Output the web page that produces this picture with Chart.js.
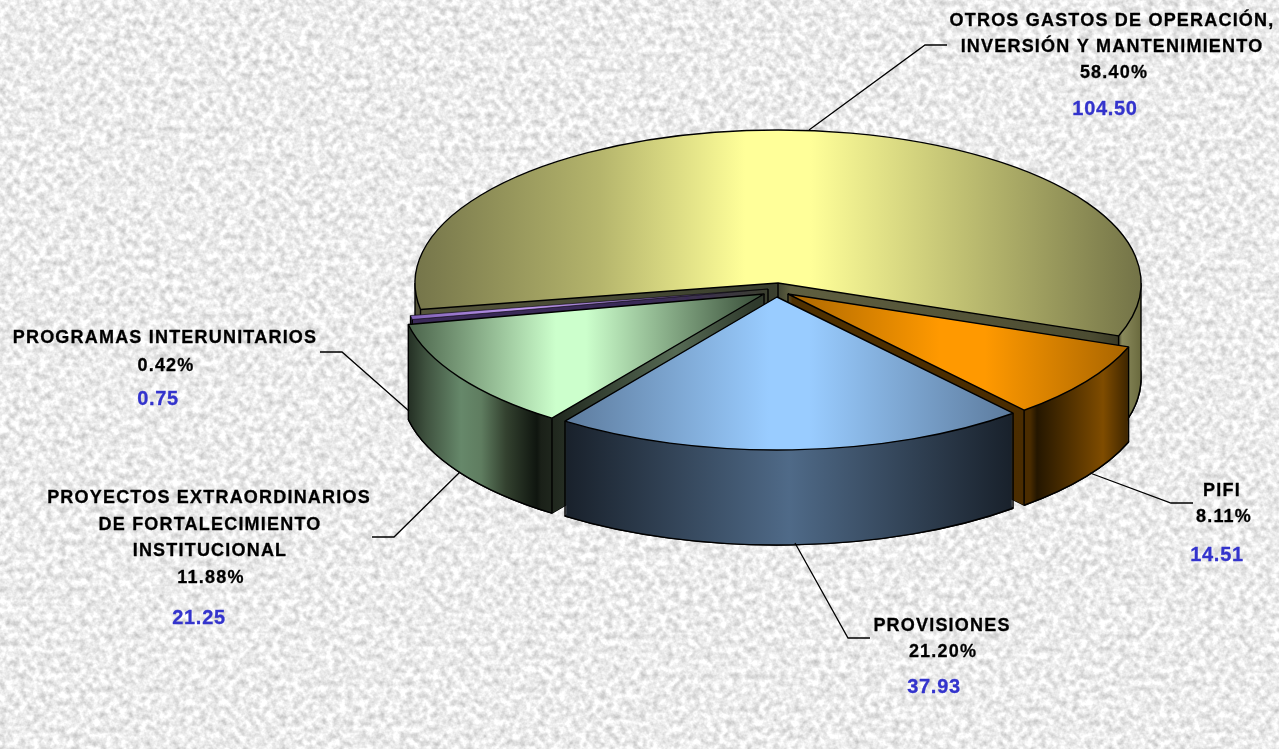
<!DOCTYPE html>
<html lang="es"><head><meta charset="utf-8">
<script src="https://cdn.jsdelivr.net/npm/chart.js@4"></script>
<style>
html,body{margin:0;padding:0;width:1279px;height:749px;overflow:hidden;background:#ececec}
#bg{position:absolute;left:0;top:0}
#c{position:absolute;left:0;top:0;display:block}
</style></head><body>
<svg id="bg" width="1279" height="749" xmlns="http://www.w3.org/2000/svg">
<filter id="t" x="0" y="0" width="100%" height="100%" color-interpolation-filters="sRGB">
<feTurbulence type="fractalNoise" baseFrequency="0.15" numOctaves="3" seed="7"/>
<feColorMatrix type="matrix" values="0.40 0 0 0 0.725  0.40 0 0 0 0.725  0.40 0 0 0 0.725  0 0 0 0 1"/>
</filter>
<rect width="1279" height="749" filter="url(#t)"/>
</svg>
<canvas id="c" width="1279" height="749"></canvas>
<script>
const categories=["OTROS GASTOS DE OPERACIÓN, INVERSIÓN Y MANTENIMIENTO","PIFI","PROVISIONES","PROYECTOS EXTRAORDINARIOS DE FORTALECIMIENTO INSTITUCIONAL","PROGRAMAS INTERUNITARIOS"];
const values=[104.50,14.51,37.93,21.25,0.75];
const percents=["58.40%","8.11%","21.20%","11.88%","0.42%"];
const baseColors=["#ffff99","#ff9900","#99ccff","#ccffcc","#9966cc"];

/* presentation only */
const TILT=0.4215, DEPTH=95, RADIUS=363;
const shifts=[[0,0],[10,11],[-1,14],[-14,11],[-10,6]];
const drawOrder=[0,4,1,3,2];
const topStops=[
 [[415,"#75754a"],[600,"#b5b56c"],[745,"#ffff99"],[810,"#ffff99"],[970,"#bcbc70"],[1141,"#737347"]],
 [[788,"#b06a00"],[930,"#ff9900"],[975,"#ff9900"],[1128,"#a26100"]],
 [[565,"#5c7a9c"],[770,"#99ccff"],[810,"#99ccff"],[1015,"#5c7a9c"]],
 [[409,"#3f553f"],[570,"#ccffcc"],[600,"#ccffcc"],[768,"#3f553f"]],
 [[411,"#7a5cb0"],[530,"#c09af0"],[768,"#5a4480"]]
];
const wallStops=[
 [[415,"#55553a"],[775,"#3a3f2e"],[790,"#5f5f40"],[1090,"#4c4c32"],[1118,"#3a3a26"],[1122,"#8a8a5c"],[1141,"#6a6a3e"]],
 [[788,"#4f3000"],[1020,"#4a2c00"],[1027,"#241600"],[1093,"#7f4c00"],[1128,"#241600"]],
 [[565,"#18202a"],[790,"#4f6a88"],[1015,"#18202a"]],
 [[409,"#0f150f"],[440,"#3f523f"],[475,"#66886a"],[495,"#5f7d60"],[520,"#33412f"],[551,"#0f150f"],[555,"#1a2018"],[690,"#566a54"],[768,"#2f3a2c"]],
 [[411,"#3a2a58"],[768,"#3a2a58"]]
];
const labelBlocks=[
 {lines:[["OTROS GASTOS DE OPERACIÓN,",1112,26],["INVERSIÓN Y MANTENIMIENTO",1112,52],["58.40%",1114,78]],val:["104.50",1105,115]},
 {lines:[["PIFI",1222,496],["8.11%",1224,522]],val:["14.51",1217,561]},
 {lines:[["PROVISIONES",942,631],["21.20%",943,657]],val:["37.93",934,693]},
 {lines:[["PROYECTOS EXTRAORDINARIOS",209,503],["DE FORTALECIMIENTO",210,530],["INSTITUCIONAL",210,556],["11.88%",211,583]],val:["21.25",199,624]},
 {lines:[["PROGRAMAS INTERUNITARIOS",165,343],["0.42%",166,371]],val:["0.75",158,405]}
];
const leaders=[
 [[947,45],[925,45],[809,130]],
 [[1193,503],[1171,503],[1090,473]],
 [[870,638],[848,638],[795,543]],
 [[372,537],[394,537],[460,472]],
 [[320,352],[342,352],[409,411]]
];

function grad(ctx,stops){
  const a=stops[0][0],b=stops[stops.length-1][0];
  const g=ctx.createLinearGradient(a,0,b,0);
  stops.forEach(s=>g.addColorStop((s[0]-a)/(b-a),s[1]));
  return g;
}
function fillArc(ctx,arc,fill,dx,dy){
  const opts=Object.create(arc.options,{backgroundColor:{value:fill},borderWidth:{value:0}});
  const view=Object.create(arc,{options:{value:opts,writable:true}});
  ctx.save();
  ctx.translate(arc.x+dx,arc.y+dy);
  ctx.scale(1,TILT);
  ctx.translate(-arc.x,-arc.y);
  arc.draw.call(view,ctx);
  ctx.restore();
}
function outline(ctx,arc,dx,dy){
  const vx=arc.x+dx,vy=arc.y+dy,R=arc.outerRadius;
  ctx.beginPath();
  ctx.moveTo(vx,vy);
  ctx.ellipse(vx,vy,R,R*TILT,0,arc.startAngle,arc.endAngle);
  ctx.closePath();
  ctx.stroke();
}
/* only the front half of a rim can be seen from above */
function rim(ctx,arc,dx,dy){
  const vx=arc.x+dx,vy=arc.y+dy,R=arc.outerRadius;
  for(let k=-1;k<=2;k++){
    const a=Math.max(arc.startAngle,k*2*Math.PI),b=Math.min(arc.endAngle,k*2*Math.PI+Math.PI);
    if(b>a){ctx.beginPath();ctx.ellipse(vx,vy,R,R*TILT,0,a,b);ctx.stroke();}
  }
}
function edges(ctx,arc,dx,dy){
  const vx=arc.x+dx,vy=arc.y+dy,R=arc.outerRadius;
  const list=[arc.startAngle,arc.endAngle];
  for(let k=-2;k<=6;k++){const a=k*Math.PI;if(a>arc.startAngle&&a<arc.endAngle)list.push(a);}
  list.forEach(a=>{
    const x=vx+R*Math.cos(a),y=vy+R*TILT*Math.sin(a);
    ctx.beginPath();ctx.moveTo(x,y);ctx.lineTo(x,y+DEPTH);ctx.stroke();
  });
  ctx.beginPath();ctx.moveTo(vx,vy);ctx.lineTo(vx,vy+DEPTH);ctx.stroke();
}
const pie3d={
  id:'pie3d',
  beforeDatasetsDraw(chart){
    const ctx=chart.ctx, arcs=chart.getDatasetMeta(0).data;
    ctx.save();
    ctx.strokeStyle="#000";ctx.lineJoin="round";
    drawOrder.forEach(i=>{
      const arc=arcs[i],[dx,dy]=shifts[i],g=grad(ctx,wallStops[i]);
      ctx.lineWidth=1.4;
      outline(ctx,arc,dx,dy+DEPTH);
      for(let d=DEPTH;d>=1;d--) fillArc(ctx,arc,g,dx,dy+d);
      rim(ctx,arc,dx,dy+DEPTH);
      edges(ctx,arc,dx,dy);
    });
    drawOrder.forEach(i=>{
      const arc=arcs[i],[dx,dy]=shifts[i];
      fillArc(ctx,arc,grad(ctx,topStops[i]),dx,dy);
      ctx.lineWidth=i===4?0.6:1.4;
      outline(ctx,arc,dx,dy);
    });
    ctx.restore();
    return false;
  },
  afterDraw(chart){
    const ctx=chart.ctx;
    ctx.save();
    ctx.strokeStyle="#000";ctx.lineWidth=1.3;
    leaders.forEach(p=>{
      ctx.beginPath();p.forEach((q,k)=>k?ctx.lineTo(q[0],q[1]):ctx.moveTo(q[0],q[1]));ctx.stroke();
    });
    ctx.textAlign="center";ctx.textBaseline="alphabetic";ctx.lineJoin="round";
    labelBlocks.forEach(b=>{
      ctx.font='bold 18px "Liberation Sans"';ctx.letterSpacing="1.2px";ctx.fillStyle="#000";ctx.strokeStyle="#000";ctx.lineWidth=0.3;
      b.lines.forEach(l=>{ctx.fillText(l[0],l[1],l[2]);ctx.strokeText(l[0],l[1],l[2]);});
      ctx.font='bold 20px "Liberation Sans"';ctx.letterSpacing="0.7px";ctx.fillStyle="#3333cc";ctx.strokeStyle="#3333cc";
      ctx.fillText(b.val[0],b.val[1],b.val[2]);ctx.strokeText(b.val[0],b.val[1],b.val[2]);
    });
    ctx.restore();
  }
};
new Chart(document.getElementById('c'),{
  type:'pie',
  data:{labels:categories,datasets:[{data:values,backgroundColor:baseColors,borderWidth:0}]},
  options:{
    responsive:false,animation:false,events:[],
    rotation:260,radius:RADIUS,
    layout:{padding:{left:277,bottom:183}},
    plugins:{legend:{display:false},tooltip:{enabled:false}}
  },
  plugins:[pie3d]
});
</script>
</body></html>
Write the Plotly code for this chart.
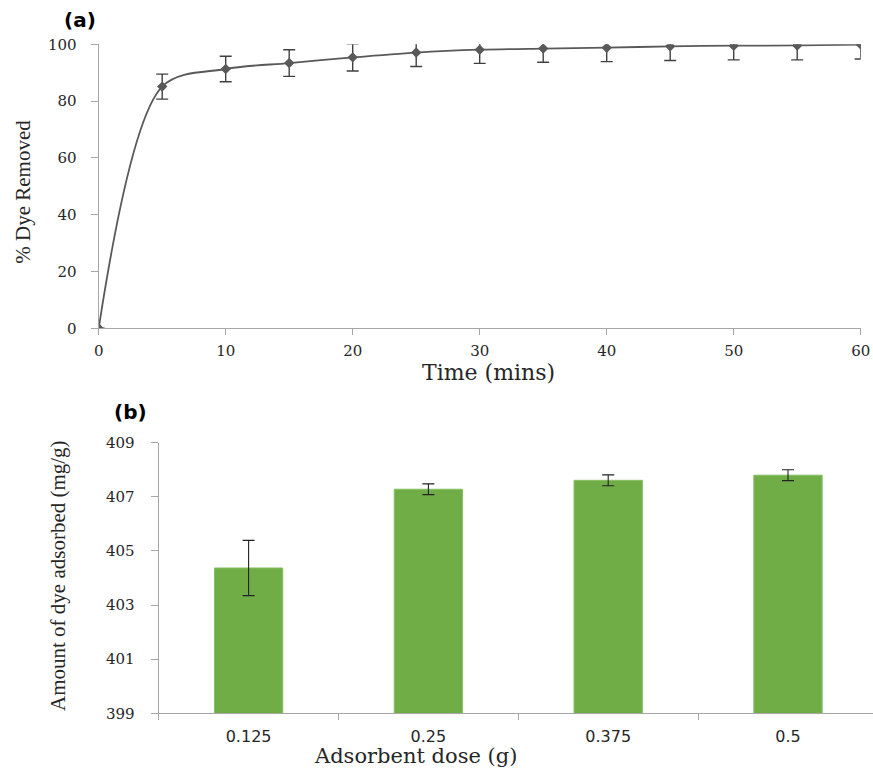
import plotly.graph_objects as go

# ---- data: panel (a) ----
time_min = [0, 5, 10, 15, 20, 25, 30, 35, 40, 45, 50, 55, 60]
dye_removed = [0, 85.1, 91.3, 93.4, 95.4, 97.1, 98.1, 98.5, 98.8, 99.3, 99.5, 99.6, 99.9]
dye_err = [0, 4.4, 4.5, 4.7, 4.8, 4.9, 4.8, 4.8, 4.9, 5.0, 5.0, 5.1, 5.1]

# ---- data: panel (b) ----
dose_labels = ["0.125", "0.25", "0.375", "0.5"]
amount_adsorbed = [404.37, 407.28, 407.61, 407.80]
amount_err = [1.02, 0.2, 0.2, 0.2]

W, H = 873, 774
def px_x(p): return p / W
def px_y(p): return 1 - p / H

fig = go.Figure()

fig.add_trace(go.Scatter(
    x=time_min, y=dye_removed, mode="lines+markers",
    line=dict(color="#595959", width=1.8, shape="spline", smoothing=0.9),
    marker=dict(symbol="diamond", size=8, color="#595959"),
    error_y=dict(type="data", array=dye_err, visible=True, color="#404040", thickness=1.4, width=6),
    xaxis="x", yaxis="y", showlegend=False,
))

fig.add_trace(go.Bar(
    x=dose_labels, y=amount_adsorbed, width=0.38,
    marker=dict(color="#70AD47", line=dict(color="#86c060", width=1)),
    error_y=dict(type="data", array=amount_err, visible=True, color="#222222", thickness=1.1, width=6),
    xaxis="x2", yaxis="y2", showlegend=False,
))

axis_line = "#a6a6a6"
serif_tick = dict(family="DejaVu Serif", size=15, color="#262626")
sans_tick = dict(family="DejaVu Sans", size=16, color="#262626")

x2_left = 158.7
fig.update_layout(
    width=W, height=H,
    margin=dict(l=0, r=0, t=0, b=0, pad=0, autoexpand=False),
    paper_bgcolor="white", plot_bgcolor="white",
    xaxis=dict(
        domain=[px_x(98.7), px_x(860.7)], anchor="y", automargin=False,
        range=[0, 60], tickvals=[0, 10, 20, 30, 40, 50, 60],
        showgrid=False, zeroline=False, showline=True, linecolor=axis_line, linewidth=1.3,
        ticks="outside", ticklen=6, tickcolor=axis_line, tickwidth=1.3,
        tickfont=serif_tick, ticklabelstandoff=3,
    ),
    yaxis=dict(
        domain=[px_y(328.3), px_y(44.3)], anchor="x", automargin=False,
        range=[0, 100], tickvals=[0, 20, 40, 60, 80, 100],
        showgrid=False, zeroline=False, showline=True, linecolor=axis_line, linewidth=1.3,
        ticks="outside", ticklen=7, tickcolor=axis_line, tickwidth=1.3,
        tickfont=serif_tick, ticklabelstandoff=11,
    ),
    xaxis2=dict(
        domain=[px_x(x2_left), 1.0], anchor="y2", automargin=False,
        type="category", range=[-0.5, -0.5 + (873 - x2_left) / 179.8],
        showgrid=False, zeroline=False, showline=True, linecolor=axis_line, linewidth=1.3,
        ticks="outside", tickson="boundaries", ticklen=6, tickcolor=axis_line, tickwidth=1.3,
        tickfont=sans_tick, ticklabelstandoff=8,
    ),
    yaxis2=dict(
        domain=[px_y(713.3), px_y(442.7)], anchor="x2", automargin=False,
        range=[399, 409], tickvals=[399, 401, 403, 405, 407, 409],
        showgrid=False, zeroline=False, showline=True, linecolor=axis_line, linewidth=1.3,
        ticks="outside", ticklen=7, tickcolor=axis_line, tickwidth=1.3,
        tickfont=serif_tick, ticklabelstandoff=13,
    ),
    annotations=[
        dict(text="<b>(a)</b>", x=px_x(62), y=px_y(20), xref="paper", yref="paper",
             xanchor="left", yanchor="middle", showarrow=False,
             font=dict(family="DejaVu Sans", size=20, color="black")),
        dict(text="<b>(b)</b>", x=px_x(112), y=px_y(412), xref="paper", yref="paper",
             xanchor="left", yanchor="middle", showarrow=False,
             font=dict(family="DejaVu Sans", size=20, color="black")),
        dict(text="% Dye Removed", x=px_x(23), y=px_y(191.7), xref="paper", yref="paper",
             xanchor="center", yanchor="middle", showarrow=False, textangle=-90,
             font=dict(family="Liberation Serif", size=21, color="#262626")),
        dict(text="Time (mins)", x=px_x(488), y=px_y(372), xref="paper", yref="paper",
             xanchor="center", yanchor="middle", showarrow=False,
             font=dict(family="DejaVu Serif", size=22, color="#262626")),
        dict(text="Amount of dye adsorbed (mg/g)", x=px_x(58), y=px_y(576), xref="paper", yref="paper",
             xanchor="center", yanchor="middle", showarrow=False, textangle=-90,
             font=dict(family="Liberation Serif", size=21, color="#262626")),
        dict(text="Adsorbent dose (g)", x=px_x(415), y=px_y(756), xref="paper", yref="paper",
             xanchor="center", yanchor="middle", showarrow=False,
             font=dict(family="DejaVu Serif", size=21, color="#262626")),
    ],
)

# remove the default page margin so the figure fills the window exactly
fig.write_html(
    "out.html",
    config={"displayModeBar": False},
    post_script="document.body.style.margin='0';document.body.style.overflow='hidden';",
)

→ Task details:
Copy the lines above exactly, starting with the line that contains "Write the Plotly code for this chart." and ending with the line that contains "5.0, 5.1, 5.1]", and leave out any pictures.

→ Solution to this task:
Write the Plotly code for this chart.
import plotly.graph_objects as go

# ---- data: panel (a) ----
time_min = [0, 5, 10, 15, 20, 25, 30, 35, 40, 45, 50, 55, 60]
dye_removed = [0, 85.1, 91.3, 93.4, 95.4, 97.1, 98.1, 98.5, 98.8, 99.3, 99.5, 99.6, 99.9]
dye_err = [0, 4.4, 4.5, 4.7, 4.8, 4.9, 4.8, 4.8, 4.9, 5.0, 5.0, 5.1, 5.1]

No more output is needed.